• _What you need to do_:
Search the material below for the word "this". Copy every line that has it.

• _Information supplied_:

== == ==

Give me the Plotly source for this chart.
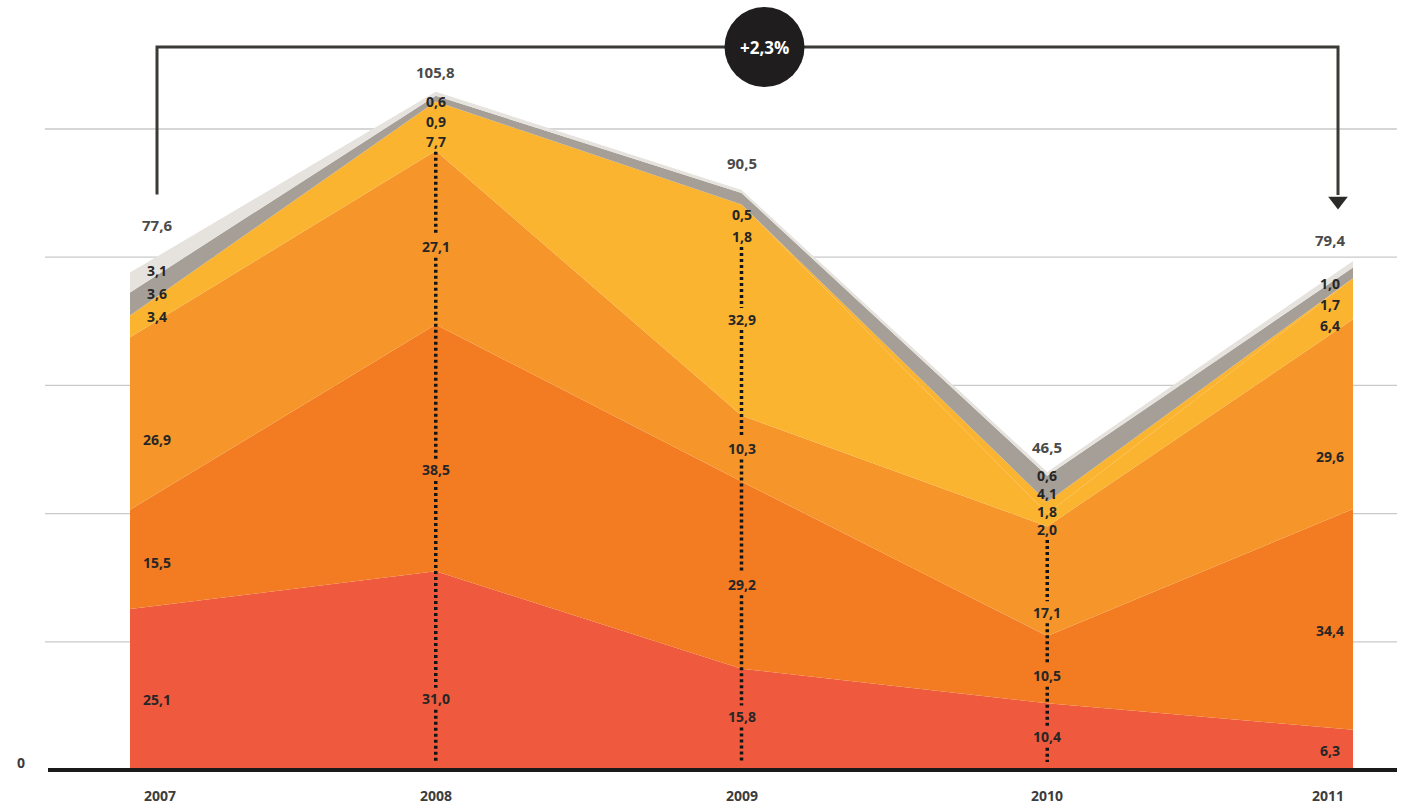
import plotly.graph_objects as go

# ---- data -------------------------------------------------------------
years = [2007, 2008, 2009, 2010, 2011]
year_labels = ["2007", "2008", "2009", "2010", "2011"]

red = [25.1, 31.0, 15.8, 10.4, 6.3]
dark_orange = [15.5, 38.5, 29.2, 10.5, 34.4]
orange = [26.9, 27.1, 10.3, 17.1, 29.6]
yellow = [3.4, 7.7, 32.9, 2.0, 6.4]
yellow_extra = [0.0, 0.0, 0.0, 1.8, 0.0]
gray = [3.6, 0.9, 1.8, 4.1, 1.7]
light_gray = [3.1, 0.6, 0.5, 0.6, 1.0]
totals = [77.6, 105.8, 90.5, 46.5, 79.4]
change_label = "+2,3%"

# ---- styling ----------------------------------------------------------
W, H = 1406, 804
layers = [
    (red, "#EF5A3E"),
    (dark_orange, "#F37C22"),
    (orange, "#F6962A"),
    (yellow, "#FBB430"),
    (yellow_extra, "#FBB430"),
    (gray, "#A59F97"),
    (light_gray, "#E6E3DE"),
]
N_BIG = 3          # the three lower layers are always labelled inside the band
THIN = 8.0         # upper bands thinner than this are listed from the top edge

# axis ranges chosen so the plot fills the whole canvas
X0, X1 = 2006.5748, 2011.1733
Y0, Y1 = -5.30, 120.12
PX_X = W / (X1 - X0)          # pixels per year
PX_Y = H / (Y1 - Y0)          # pixels per unit

# label placement tweaks (pixels, positive = downward)
x_shift = {2007: 27, 2011: -23}
total_gap_px = {2007: 48, 2008: 20, 2009: 27, 2010: 25, 2011: 21}
small_start_px = {2007: -2, 2008: 10, 2009: 25, 2010: 4, 2011: 22}
small_step_px = {2007: 23, 2008: 20, 2009: 22, 2010: 18, 2011: 21}
big_nudge_px = {
    (2007, 0): 10, (2007, 1): 3, (2007, 2): 16,
    (2008, 0): 28, (2008, 1): 22, (2008, 2): 9,
    (2009, 0): -3, (2009, 1): 9, (2009, 2): 0, (2009, 3): 9,
    (2010, 0): 0, (2010, 1): 6, (2010, 2): 31,
    (2011, 0): 1, (2011, 1): 11, (2011, 2): 42,
}


def fmt(v):
    return f"{v:.1f}".replace(".", ",")


def px_to_dy(px):
    return px / PX_Y


fig = go.Figure()

for vals, col in layers:
    fig.add_trace(go.Scatter(
        x=years, y=vals, mode="lines", stackgroup="one",
        line=dict(width=0, color=col), fillcolor=col,
        hoverinfo="skip", showlegend=False,
    ))

annotations = []
label_font = dict(family="Open Sans", size=14, color="#262626")

dot_x, dot_y = [], []

for i, yr in enumerate(years):
    base = 0.0
    top = totals[i]
    small = []
    large = []
    for li, (vals, _) in enumerate(layers):
        v = vals[i]
        if v > 0:
            if li >= N_BIG and v < THIN:
                small.append(v)
            else:
                mid = base + v / 2 - px_to_dy(big_nudge_px.get((yr, li), 0))
                large.append((v, mid))
        base += v
    # thin upper layers: listed downward from the top edge
    small_pos = []
    for k, v in enumerate(reversed(small)):
        y = top - px_to_dy(small_start_px[yr] + small_step_px[yr] * k)
        small_pos.append(y)
        annotations.append(dict(x=yr, y=y, text=f"<b>{fmt(v)}</b>", showarrow=False,
                                xshift=x_shift.get(yr, 0), font=label_font))
    for v, y in large:
        annotations.append(dict(x=yr, y=y, text=f"<b>{fmt(v)}</b>", showarrow=False,
                                xshift=x_shift.get(yr, 0), font=label_font))
    # total above the stack
    annotations.append(dict(x=yr, y=top + px_to_dy(total_gap_px[yr]), text=f"<b>{fmt(top)}</b>",
                            showarrow=False, xshift=x_shift.get(yr, 0),
                            font=dict(family="Open Sans", size=15, color="#4a4a4a")))
    # dotted guide for the middle years, broken around the labels
    if 0 < i < len(years) - 1:
        stops = [min(small_pos) - px_to_dy(10)]
        for v, y in sorted(large, key=lambda t: -t[1]):
            stops.append(y + px_to_dy(11))
            stops.append(y - px_to_dy(11))
        stops.append(px_to_dy(8))
        for a, b in zip(stops[0::2], stops[1::2]):
            dot_x += [yr, yr, None]
            dot_y += [a, b, None]

fig.add_trace(go.Scatter(
    x=dot_x, y=dot_y, mode="lines",
    line=dict(color="#141414", width=3.5, dash="3px,3px"),
    hoverinfo="skip", showlegend=False,
))

# year labels under the axis
year_shift = {2007: 30, 2011: -25}
for i, yr in enumerate(years):
    annotations.append(dict(x=yr, y=-px_to_dy(25), text=f"<b>{year_labels[i]}</b>",
                            showarrow=False, xshift=year_shift.get(yr, 0),
                            font=dict(family="Open Sans", size=14, color="#3c3c3c")))

annotations.append(dict(xref="paper", x=15 / W, y=0, yshift=8, text="<b>0</b>", showarrow=False,
                        font=dict(family="Open Sans", size=14, color="#3c3c3c")))

# bracket comparing first and last year
bx0 = years[0] + 27 / PX_X
bx1 = years[-1] - 15 / PX_X
by = (770 - 47) / PX_Y
fig.add_trace(go.Scatter(
    x=[bx0, bx0, bx1, bx1],
    y=[totals[0] + px_to_dy(78), by, by, totals[-1] + px_to_dy(66)],
    mode="lines", line=dict(color="#3a3a36", width=3),
    hoverinfo="skip", showlegend=False,
))
fig.add_trace(go.Scatter(
    x=[bx1], y=[totals[-1] + px_to_dy(60)], mode="markers",
    marker=dict(symbol="triangle-down", size=17, color="#2a2a28"),
    hoverinfo="skip", showlegend=False,
))

shapes = []
for g in [20, 40, 60, 80, 100]:
    shapes.append(dict(type="line", xref="paper", yref="y", x0=45 / W, x1=1397 / W, y0=g, y1=g,
                       line=dict(color="#c9c9c9", width=1.3), layer="below"))
shapes.append(dict(type="line", xref="paper", yref="y", x0=48 / W, x1=1397 / W, y0=0, y1=0,
                   line=dict(color="#1a1a1a", width=4), layer="above"))
cx = 2009 + 23 / PX_X
shapes.append(dict(type="circle", xref="x", yref="y", xsizemode="pixel", ysizemode="pixel",
                   xanchor=cx, yanchor=by, x0=-40, x1=40, y0=-40, y1=40,
                   fillcolor="#1f1d1d", line=dict(width=0), layer="above"))
annotations.append(dict(x=cx, y=by, text=f"<b>{change_label}</b>", showarrow=False,
                        font=dict(family="Open Sans", size=17, color="white")))

fig.update_layout(
    width=W, height=H,
    margin=dict(l=0, r=0, t=0, b=0),
    paper_bgcolor="white", plot_bgcolor="white",
    xaxis=dict(range=[X0, X1], visible=False, fixedrange=True),
    yaxis=dict(range=[Y0, Y1], visible=False, fixedrange=True),
    shapes=shapes, annotations=annotations,
    showlegend=False,
)

fig.write_html("out.html")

== == ==

• _Exercise response_:
Give me the Plotly source for this chart.
THIN = 8.0         # upper bands thinner than this are listed from the top edge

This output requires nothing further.